D’altronde, si tratta di una serie costruita per richiamare gli spettatori davanti alla tv settimana dopo settimana, lo stesso giorno alla stessa ora, per mesi e anni. Gli episodi sono particolamente densi, stimolanti, con tanti dettagli – più o meno nascosti – da cogliere. E soprattutto, rispetto al ritmo velocissimo delle serie a cui siamo abituati oggi, le stagioni di Lost si prendono tutto il tempo necessario per srotolare gli eventi, riprendere le storie passate dei protagonisti, fornire indizi sui misteri dell’isola. Ad esempio, potreste trascorrere mezza stagione – la terza – a vedere i ribelli Kate (Evangeline Lilly) e Sawyer (Josh Holloway) rinchiusi in una gabbia; oppure dover aspettare decine di episodi prima di scoprire perché l’avventuroso John Locke (Terry O’Quinn) avesse una paralisi alle gambe.
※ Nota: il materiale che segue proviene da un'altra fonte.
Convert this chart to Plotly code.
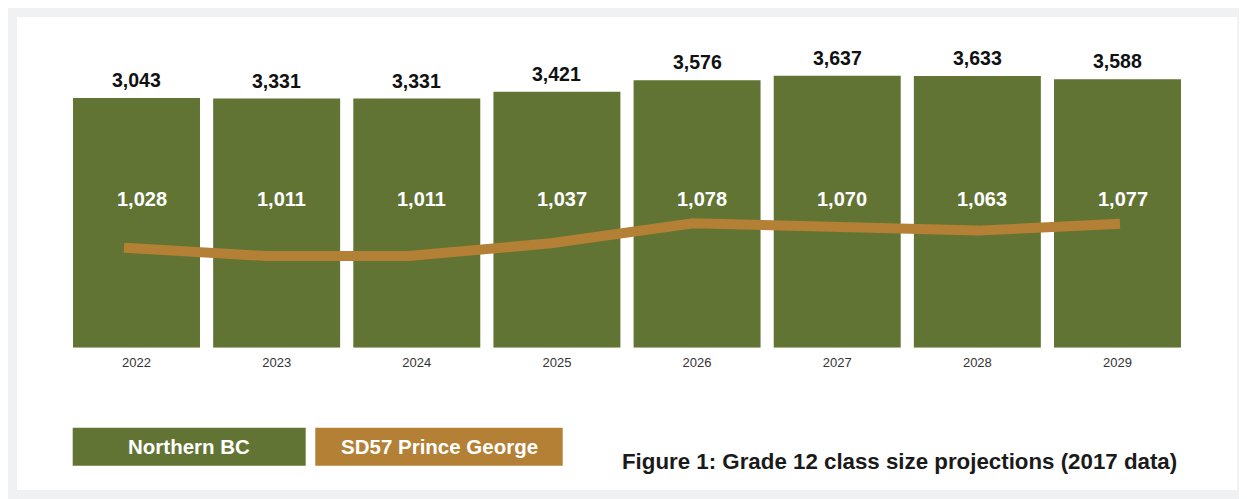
import plotly.graph_objects as go

# ---- data ----
years = ["2022", "2023", "2024", "2025", "2026", "2027", "2028", "2029"]
northern_bc = [3043, 3331, 3331, 3421, 3576, 3637, 3633, 3588]          # printed labels
northern_bc_drawn = [3340, 3331, 3331, 3421, 3576, 3637, 3633, 3588]    # bar heights as drawn
sd57 = [1028, 1011, 1011, 1037, 1078, 1070, 1063, 1077]

series_names = ["Northern BC", "SD57 Prince George"]
title_text = "Figure 1: Grade 12 class size projections (2017 data)"

GREEN = "#627433"
BROWN = "#b38035"
FRAME = "#f0f1f3"
W, H = 1247, 499
OFF = 8  # page body margin
FONT = "Liberation Sans, Arial, Helvetica, sans-serif"

def px_x(p):
    return (p - OFF) / W

def px_y(p):
    return 1 - (p - OFF) / H

fig = go.Figure()

fig.add_trace(go.Bar(
    x=years, y=northern_bc_drawn, name=series_names[0],
    marker=dict(color=GREEN, line=dict(width=0)),
    xaxis="x", yaxis="y", hoverinfo="skip", showlegend=False,
))

fig.add_trace(go.Scatter(
    x=years, y=sd57, name=series_names[1], mode="lines",
    line=dict(color=BROWN, width=10),
    xaxis="x2", yaxis="y2", hoverinfo="skip", showlegend=False,
))

annotations = []
for i, (h, lab) in enumerate(zip(northern_bc_drawn, northern_bc)):
    annotations.append(dict(
        x=i, y=h, xref="x", yref="y", text=f"{lab:,}", showarrow=False,
        yanchor="middle", yshift=18,
        font=dict(family=FONT, size=19.5, color="#111111", weight="bold"),
    ))
for i, v in enumerate(sd57):
    annotations.append(dict(
        x=i, y=px_y(199), xref="x", yref="paper", text=f"{v:,}", showarrow=False,
        yanchor="middle", xshift=5,
        font=dict(family=FONT, size=20, color="white", weight="bold"),
    ))

shapes = [
    dict(type="rect", xref="paper", yref="paper", x0=px_x(17), x1=px_x(1237),
         y0=px_y(490), y1=px_y(17), fillcolor="white", line=dict(width=0), layer="below"),
    dict(type="rect", xref="paper", yref="paper", x0=px_x(72.7), x1=px_x(305.7),
         y0=px_y(465.7), y1=px_y(427.7), fillcolor=GREEN, line=dict(width=0)),
    dict(type="rect", xref="paper", yref="paper", x0=px_x(315.3), x1=px_x(562.7),
         y0=px_y(465.7), y1=px_y(427.7), fillcolor=BROWN, line=dict(width=0)),
]
annotations.append(dict(
    x=px_x((72.7 + 305.7) / 2), y=px_y(446.7), xref="paper", yref="paper",
    text=series_names[0], showarrow=False, xanchor="center", yanchor="middle",
    font=dict(family=FONT, size=20.5, color="white", weight="bold"),
))
annotations.append(dict(
    x=px_x((315.3 + 562.7) / 2), y=px_y(446.7), xref="paper", yref="paper",
    text=series_names[1], showarrow=False, xanchor="center", yanchor="middle",
    font=dict(family=FONT, size=20.5, color="white", weight="bold"),
))
annotations.append(dict(
    x=px_x(620), y=px_y(461), xref="paper", yref="paper",
    text=title_text, showarrow=False, xanchor="left", yanchor="middle",
    font=dict(family=FONT, size=22.3, color="#1a1a1a", weight="bold"),
))

plot_top, plot_bottom = 40.0, 347.7
x_left, x_right = 66.43, 1187.57
k1 = 272.0 / 3637
y1max = (plot_bottom - plot_top) / k1
k2 = 0.488
zero2 = 256 + 1011 * k2
y2min = (zero2 - plot_bottom) / k2
y2max = (zero2 - plot_top) / k2

fig.update_layout(
    template="none",
    width=W, height=H,
    autosize=False,
    margin=dict(l=0, r=0, t=0, b=0, pad=0),
    paper_bgcolor=FRAME, plot_bgcolor="rgba(0,0,0,0)",
    bargap=0.094,
    xaxis=dict(domain=[px_x(x_left), px_x(x_right)], type="category",
               range=[-0.5, 7.5], autorange=False, automargin=False,
               showgrid=False, zeroline=False, showline=False, ticks="",
               tickfont=dict(family=FONT, size=13, color="#333333"),
               ticklabelstandoff=5),
    xaxis2=dict(domain=[px_x(x_left), px_x(x_right)], type="category",
                overlaying="x", range=[-0.4046, 7.4749], autorange=False,
                automargin=False, visible=False),
    yaxis=dict(domain=[px_y(plot_bottom), px_y(plot_top)], range=[0, y1max],
               autorange=False, automargin=False, visible=False, showgrid=False),
    yaxis2=dict(domain=[px_y(plot_bottom), px_y(plot_top)], range=[y2min, y2max],
                autorange=False, automargin=False,
                overlaying="y", visible=False, showgrid=False),
    shapes=shapes,
    annotations=annotations,
    showlegend=False,
)

fig.write_html("out.html")
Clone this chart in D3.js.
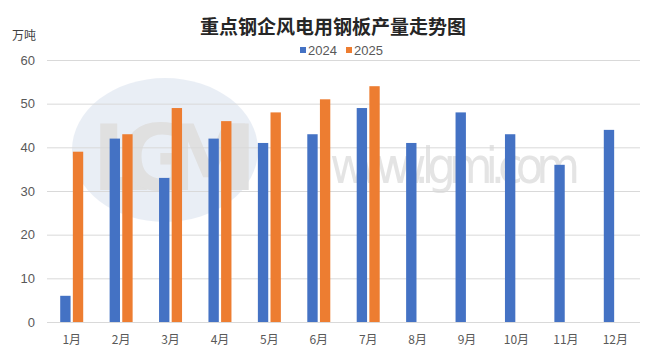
<!DOCTYPE html>
<html><head><meta charset="utf-8">
<script src="https://cdn.jsdelivr.net/npm/d3@7"></script>
<style>body{margin:0;background:#fff}svg{display:block}</style>
</head><body>
<script>
const months = ["1月","2月","3月","4月","5月","6月","7月","8月","9月","10月","11月","12月"];
const seriesNames = ["2024","2025"];
const values2024 = [6,42,33,42,41,43,49,41,48,43,36,44];
const values2025 = [39,43,49,46,48,51,54,null,null,null,null,null];
const yTicks = [0,10,20,30,40,50,60];
const colors = ["#4472C4","#ED7D31"];

const W=660,H=363;
const svg=d3.select("body").append("svg").attr("width",W).attr("height",H);
const x=d3.scaleBand().domain(months).range([47,640]).paddingInner(0).paddingOuter(0);
const y=d3.scaleLinear().domain([0,60]).range([322,60]);

// watermark
const wm=svg.append("g").attr("opacity",0.3);
wm.append("ellipse").attr("cx",165).attr("cy",150).attr("rx",93).attr("ry",72).attr("fill","#b9c9e0");
wm.append("text").attr("x",92).attr("y",190).attr("font-family","DejaVu Sans").attr("font-weight","bold")
  .attr("font-size",90).attr("fill","#9a9a9a").attr("textLength",165).text("LGMI");
wm.append("text").attr("x",330).attr("y",183).attr("font-family","DejaVu Sans Condensed")
  .attr("font-size",50).attr("fill","#a8a8a8").attr("textLength",250).text("www.lgmi.com");

// grid
svg.append("g").selectAll("line").data(yTicks).join("line")
  .attr("x1",47).attr("x2",640).attr("y1",d=>y(d)+0.5).attr("y2",d=>y(d)+0.5)
  .attr("stroke","#d9d9d9").attr("stroke-width",1);

const yAxis=d3.axisLeft(y).tickValues(yTicks).tickSize(0).tickPadding(0);
const ga=svg.append("g").attr("transform","translate(35,0)").call(yAxis);
ga.select(".domain").remove();
ga.selectAll("text").attr("font-family","Liberation Sans, Arial").attr("font-size",13).attr("fill","#595959");

const xAxis=d3.axisBottom(x).tickSize(0).tickPadding(0);
const gx=svg.append("g").attr("transform","translate(0,334)").call(xAxis);
gx.select(".domain").remove();
gx.selectAll("text").attr("font-family","Noto Sans CJK SC").attr("font-size",12).attr("fill","#595959").attr("dy","0.8em");

const sub=d3.scaleBand().domain(seriesNames).range([-11.5,11.5]).paddingInner(0.18);
const data=[values2024,values2025];
data.forEach((vals,si)=>{
  svg.append("g").selectAll("rect").data(months.map((m,i)=>({m,v:vals[i]})).filter(d=>d.v!=null)).join("rect")
    .attr("x",d=>x(d.m)+x.bandwidth()/2+sub(seriesNames[si]))
    .attr("width",sub.bandwidth())
    .attr("y",d=>y(d.v)).attr("height",d=>y(0)-y(d.v))
    .attr("fill",colors[si]);
});

svg.append("text").attr("x",333).attr("y",34).attr("text-anchor","middle")
  .attr("font-family","Noto Sans CJK SC").attr("font-weight","bold").attr("font-size",19).attr("fill","#262626")
  .text("重点钢企风电用钢板产量走势图");
svg.append("text").attr("x",12).attr("y",40)
  .attr("font-family","Noto Sans CJK SC").attr("font-size",12).attr("fill","#404040").text("万吨");

const lg=svg.append("g");
const lx=[300,346];
seriesNames.forEach((s,i)=>{
  lg.append("rect").attr("x",lx[i]).attr("y",47).attr("width",6).attr("height",6).attr("fill",colors[i]);
  lg.append("text").attr("x",lx[i]+8).attr("y",55).attr("font-family","Liberation Sans, Arial")
    .attr("font-size",13).attr("fill","#595959").text(s);
});
</script>
</body></html>
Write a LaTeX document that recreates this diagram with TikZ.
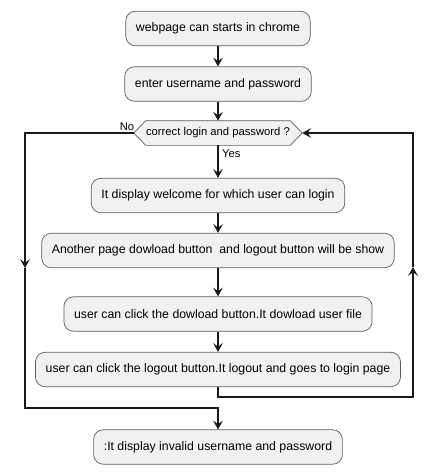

Con Lost ci vuole pazienza, insomma: anche se la tentazione è di passare subito all’episodio successivo, vederla in binge watching rischia di appesantire e di non cogliere appieno la portata e il significato di ciascun episodio. Ancora oggi resta una delle serie più avvincenti, «un antidoto alle serie media di supereroi di Disney+, moralmente semplicistica e intellettualmente fallimentare», come l’ha definita Time. E poi – cosa non da poco – gli episodi hanno tutti la stessa, ragionevole durata di 43 minuti.
In conclusione…
Una volta capito il suo vero senso (e magari anche come va a finire), su quali aspetti focalizzarsi, perché sia così tanto acclamata e come sarebbe meglio vederla, Lost può diventare un’esperienza davvero appagante. Smettendo infatti di cercare risposte ai suoi misteri, ci si può concedere di posare lo sguardo anche su altre componenti meno cruciali della trama, come quella romantica o comica. Per quanto si sia presa sul serio, infatti, Lost ha saputo dare un certo valore anche agli episodi minori, ai momenti che fungono da riempitivo. Tutto quel che cioè fa parte del viaggio, non tanto della sua fine.